Investment Framework
My goal is simple: own a small group of exceptional businesses for a long time. I focus on capital-light companies with durable advantages, pricing power, and room to reinvest at high returns.
I’m less interested in predicting the next 12 months and more interested in understanding what can compound for the next 10 years.
What I Look For
- Durable advantage: a moat grounded in switching costs, network effects, scale, or embedded distribution.
- Capital-light economics: high incremental returns without heavy reinvestment requirements.
- Reinvestment runway: multiple ways to deploy earnings at attractive rates for years.
- Owner-oriented management: sensible incentives, rational capital allocation, and long-term thinking.
- Business clarity: I want to understand why the business wins, and what could break it.
How I Make Decisions
- Business first, price second: I’m happy to watch great businesses for years. Price determines timing, not interest.
- Concentration is earned: I concentrate when I understand the business and the odds are favorable, not because it’s exciting.
- Base rates matter: most companies do not compound for decades. I prefer the small subset that can.

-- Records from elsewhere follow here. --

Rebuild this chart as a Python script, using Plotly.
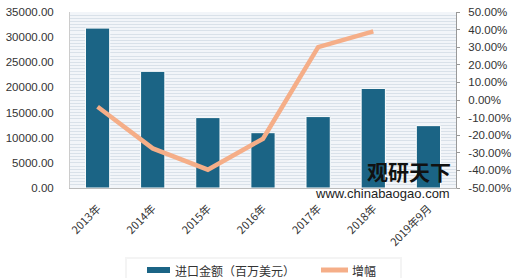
import plotly.graph_objects as go

categories = ["2013年", "2014年", "2015年", "2016年", "2017年", "2018年", "2019年9月"]
import_value = [31800, 23200, 14000, 11000, 14200, 19800, 12400]
growth_cats = ["2013年", "2014年", "2015年", "2016年", "2017年", "2018年"]
growth = [-3.8, -27.5, -39.6, -22.0, 30.0, 39.0]

left_ticks = [0, 5000, 10000, 15000, 20000, 25000, 30000, 35000]
right_ticks = [-50, -40, -30, -20, -10, 0, 10, 20, 30, 40, 50]

bar_color = "#1b6485"
line_color = "#f5ae88"

fig = go.Figure()
fig.add_trace(go.Bar(
    x=categories, y=import_value, name="进口金额（百万美元）",
    marker=dict(color=bar_color, line=dict(color="#ffffff", width=1)),
))
fig.add_trace(go.Scatter(
    x=growth_cats, y=growth, name="增幅", yaxis="y2", mode="lines",
    line=dict(color=line_color, width=4.5),
))

font = dict(family="Liberation Sans, Arial, sans-serif", size=11.5, color="#333333")
cjk = "Noto Sans CJK SC, sans-serif"

def px_x(p):
    return (p - 70) / 386.0

def px_y(p):
    return (188 - p) / 176.0

shapes = [
    dict(type="rect", xref="paper", yref="paper", x0=px_x(125), x1=px_x(402),
         y0=px_y(257), y1=px_y(290), fillcolor="#f4f4f4", line=dict(width=0), layer="above"),
    dict(type="rect", xref="paper", yref="paper", x0=px_x(127), x1=px_x(400),
         y0=px_y(259), y1=px_y(290), fillcolor="#ffffff", line=dict(width=0), layer="above"),
    dict(type="rect", xref="paper", yref="paper", x0=px_x(147), x1=px_x(170),
         y0=px_y(267), y1=px_y(273), fillcolor=bar_color, line=dict(width=0), layer="above"),
    dict(type="line", xref="paper", yref="paper", x0=px_x(321), x1=px_x(348),
         y0=px_y(270), y1=px_y(270), line=dict(color=line_color, width=5), layer="above"),
]

annotations = [
    dict(text="进口金额（百万美元）", xref="paper", yref="paper", x=px_x(173), y=px_y(270),
         xanchor="left", yanchor="middle", showarrow=False,
         font=dict(family=cjk, size=12, color="#333333")),
    dict(text="增幅", xref="paper", yref="paper", x=px_x(350), y=px_y(270),
         xanchor="left", yanchor="middle", showarrow=False,
         font=dict(family=cjk, size=12, color="#333333")),
    dict(text="<b>观研天下</b>", xref="paper", yref="paper", x=px_x(409), y=px_y(171),
         xanchor="center", yanchor="middle", showarrow=False,
         font=dict(family=cjk, size=21, color="#111111")),
    dict(text="www.chinabaogao.com", xref="paper", yref="paper", x=px_x(452), y=px_y(193),
         xanchor="right", yanchor="middle", showarrow=False,
         font=dict(family="Liberation Sans, Arial, sans-serif", size=13, color="#222222")),
]

fig.update_layout(
    width=520, height=278,
    margin=dict(l=70, r=64, t=12, b=90, autoexpand=False),
    paper_bgcolor="#ffffff",
    plot_bgcolor="#f2f5f9",
    bargap=0.56,
    font=font,
    showlegend=False,
    shapes=shapes,
    annotations=annotations,
    xaxis=dict(
        type="category", tickangle=-45, showgrid=False, automargin=False,
        showline=True, linecolor="#bbbbbb", linewidth=1,
        tickfont=dict(family=cjk, size=11, color="#333333"),
        ticks="", range=[-0.5, 6.5], ticklabelstandoff=9,
    ),
    yaxis=dict(
        range=[0, 35000], tickvals=left_ticks, automargin=False,
        ticktext=[f"{v:.2f}" for v in left_ticks],
        showgrid=True, gridcolor="#d9e1e9", gridwidth=1,
        minor=dict(dtick=625, showgrid=True, gridcolor="#d9e1e9", gridwidth=1),
        showline=True, linecolor="#cccccc", zeroline=False,
        ticks="", tickfont=font, ticklabelstandoff=13,
    ),
    yaxis2=dict(
        range=[-50, 50], overlaying="y", side="right", automargin=False,
        tickvals=right_ticks, ticktext=[f"{v:.2f}%" for v in right_ticks],
        showgrid=False, zeroline=False,
        showline=True, linecolor="#999999", ticks="outside", ticklen=3,
        tickcolor="#999999", tickfont=font, ticklabelstandoff=6,
    ),
)

fig.write_html("out.html")
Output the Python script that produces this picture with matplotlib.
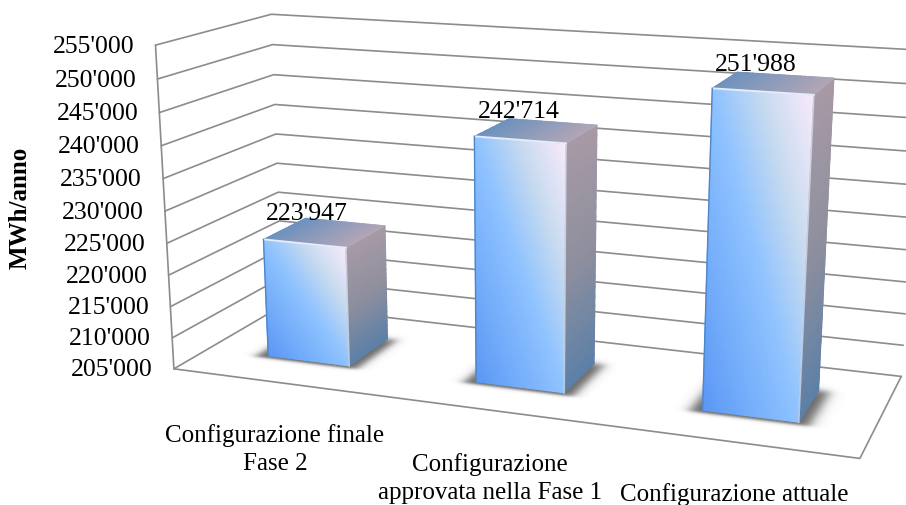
#!/usr/bin/env python3
"""3D column chart of yearly energy per plant configuration."""

import numpy as np
import matplotlib
matplotlib.use("Agg")
import matplotlib.pyplot as plt
from matplotlib.colors import LinearSegmentedColormap

plt.rcParams.update({"font.family": "Liberation Serif", "font.size": 18.5})

categories = ["Configurazione finale\nFase 2",
              "Configurazione\napprovata nella Fase 1",
              "Configurazione attuale"]
values = [223947, 242714, 251988]
ticks = list(range(205000, 255001, 5000))
ylabel = "MWh/anno"
vmin, vmax = ticks[0], ticks[-1]

# camera: box points (x, depth, height) and where they land on the canvas
BOX = np.array([[0, 0, 0], [1, 0, 0], [1, 1, 0], [0, 1, 0],
                [0, 0, 1], [0, 1, 1], [1, 1, 1],
                [.766, .3, .94], [.9, .3, .94], [.9, .7, .94],
                [.435, .3, .754], [.567, .3, .754],
                [.766, .3, 0], [.9, .3, 0], [.435, .3, 0], [.567, .3, 0]], float)
CANVAS = np.array([[174, 369], [860, 459], [900, 375], [282, 306],
                   [156, 44], [272, 14], [925, 50],
                   [712, 88], [813, 94], [831, 80],
                   [475, 137], [565, 144],
                   [703, 409], [800, 423], [477, 383], [565, 392]], float)


def fit_camera(world, image):
    rows, rhs = [], []
    for (x, y, z), (u, v) in zip(world, image):
        rows.append([x, y, z, 1, 0, 0, 0, 0, -u * x, -u * y, -u * z])
        rows.append([0, 0, 0, 0, x, y, z, 1, -v * x, -v * y, -v * z])
        rhs += [u, v]
    p = np.linalg.lstsq(np.array(rows), np.array(rhs), rcond=None)[0]
    return np.append(p, 1.0).reshape(3, 4)


CAM = fit_camera(BOX, CANVAS)


def proj(x, y, z):
    x, y, z = np.broadcast_arrays(x, y, z)
    w = CAM[2, 0] * x + CAM[2, 1] * y + CAM[2, 2] * z + CAM[2, 3]
    u = (CAM[0, 0] * x + CAM[0, 1] * y + CAM[0, 2] * z + CAM[0, 3]) / w
    v = (CAM[1, 0] * x + CAM[1, 1] * y + CAM[1, 2] * z + CAM[1, 3]) / w
    return u, v


def height(v):
    return (v - vmin) / (vmax - vmin)


FRONT = LinearSegmentedColormap.from_list(
    "front", [(0, "#5a98f5"), (.5, "#8fc3ff"), (.75, "#c8dbf0"), (1, "#f9eafb")])
SIDE = LinearSegmentedColormap.from_list(
    "side", ["#5c80a8", "#8e8f9e", "#a89aa6"])
TOP = LinearSegmentedColormap.from_list("top", ["#6e92be", "#b3a6b6"])

fig = plt.figure(figsize=(9.06, 5.05), dpi=100)
ax = fig.add_axes([0, 0, 1, 1])
ax.set_xlim(0, 906)
ax.set_ylim(505, 0)
ax.axis("off")

GRID = dict(color="#8c8c8c", lw=1.2, solid_capstyle="round")

# ── walls and floor ──────────────────────────────────────────
for tick in ticks:
    z = height(tick)
    ax.plot(*proj([0, 0, 1], [0, 1, 1], z), **GRID)
    u, v = proj(0, 0, z)
    ax.text(u - 21, v + 1.5, f"{tick // 1000}'{tick % 1000:03d}",
            ha="right", va="center")
ax.plot(*proj([0, 0], [0, 0], [0, 1]), **GRID)
ax.plot(*proj([0, 1, 1], [0, 0, 1], 0), **GRID)

ax.text(20, 208, ylabel, rotation=90, ha="center", va="center",
        fontweight="bold", fontsize=18)


def face(xs, ys, zs, c, cmap):
    ax.pcolormesh(*proj(xs, ys, zs), c, cmap=cmap, vmin=0, vmax=1,
                  shading="gouraud", zorder=3)


def step(d, sigma):
    return 1 / (1 + np.exp(-d / sigma))


# bar footprint on the floor, in box units
BAR_W = 0.133
BAR_Y = (0.30, 0.70)
s, t = np.meshgrid(np.linspace(0, 1, 25), np.linspace(0, 1, 25))

# ── soft shadows, worked out on the floor plane ──────────────
px, py = np.meshgrid(np.arange(906) + .5, np.arange(505) + .5)
Hinv = np.linalg.inv(CAM[:, [0, 1, 3]])
w = Hinv[2, 0] * px + Hinv[2, 1] * py + Hinv[2, 2]
fx = (Hinv[0, 0] * px + Hinv[0, 1] * py + Hinv[0, 2]) / w
fy = (Hinv[1, 0] * px + Hinv[1, 1] * py + Hinv[1, 2]) / w
shade = np.zeros(px.shape)
for i in range(len(values)):
    xc = (i + 0.5) / 3
    shade += (step(fx - (xc - BAR_W / 2 - .016), .005)
              * step((xc + BAR_W / 2 + .016) - fx, .005)
              * step(fy - (BAR_Y[0] - .03), .010)
              * step(BAR_Y[1] - fy, .02))
rgba = np.zeros(px.shape + (4,))
rgba[..., :3] = 0.3
rgba[..., 3] = 0.85 * np.clip(shade, 0, 1)
ax.imshow(rgba, extent=(0, 906, 505, 0), aspect="auto", zorder=2,
          interpolation="bilinear")
ax.set_xlim(0, 906)
ax.set_ylim(505, 0)

# ── bars ─────────────────────────────────────────────────────
for i, val in enumerate(values):
    xc = (i + 0.5) / 3
    x0, x1 = xc - BAR_W / 2, xc + BAR_W / 2
    y0, y1 = BAR_Y
    z1 = height(val)

    face(x0 + s * (x1 - x0), y0 + 0 * s, t * z1, (s + t) / 2, FRONT)
    face(x1 + 0 * s, y0 + s * (y1 - y0), t * z1, t, SIDE)
    face(x0 + s * (x1 - x0), y0 + t * (y1 - y0), z1 + 0 * s, s, TOP)

    # lit and shaded edges
    ax.plot(*proj([x0, x1], y0, z1), color="#e4edfb", lw=1.4, zorder=4)
    ax.plot(*proj(x1, y0, [0, z1]), color="#dfe8f8", lw=1.2, alpha=0.7, zorder=4)
    ax.plot(*proj(x0, y0, [0, z1]), color="#4f86c6", lw=1.0, zorder=4)

    u, v = proj(xc, (y0 + y1) / 2, z1)
    ax.text(u - 18, v - 18.5, f"{val // 1000}'{val % 1000:03d}",
            ha="center", va="center", zorder=5)

# ── category labels ──────────────────────────────────────────
LABEL_XY = [(275, 449.5), (490, 478.5), (734, 495)]
for name, (u, v) in zip(categories, LABEL_XY):
    ax.text(u, v, name, ha="center", va="center", linespacing=1.4, fontsize=18)

fig.savefig("out.png", dpi=100)
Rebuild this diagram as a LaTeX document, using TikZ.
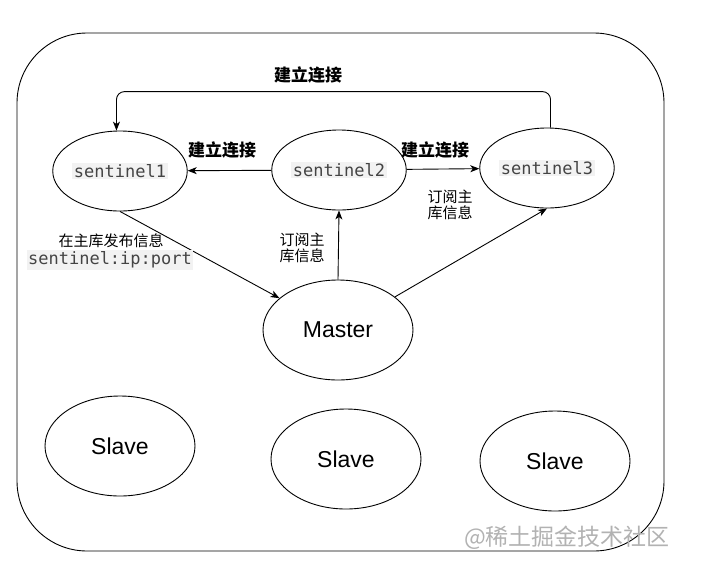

- Capital allocation is the hidden lever: buybacks, reinvestment, and M&A quality often matter more than macro stories.
What I Avoid
- Businesses that require constant heavy capital just to stay in place.
- Low-quality growth that depends on easy financing or promotional sentiment.
- Complex situations where I can’t explain the edge in plain language.
- Short-term macro bets disguised as “fundamentals.”
Temperament & Risk
I assume volatility is the entry fee for compounding. The real risk is owning a business that cannot sustain high returns on capital, or paying a price that eliminates forward returns. I prefer fewer decisions, higher conviction, and longer holding periods.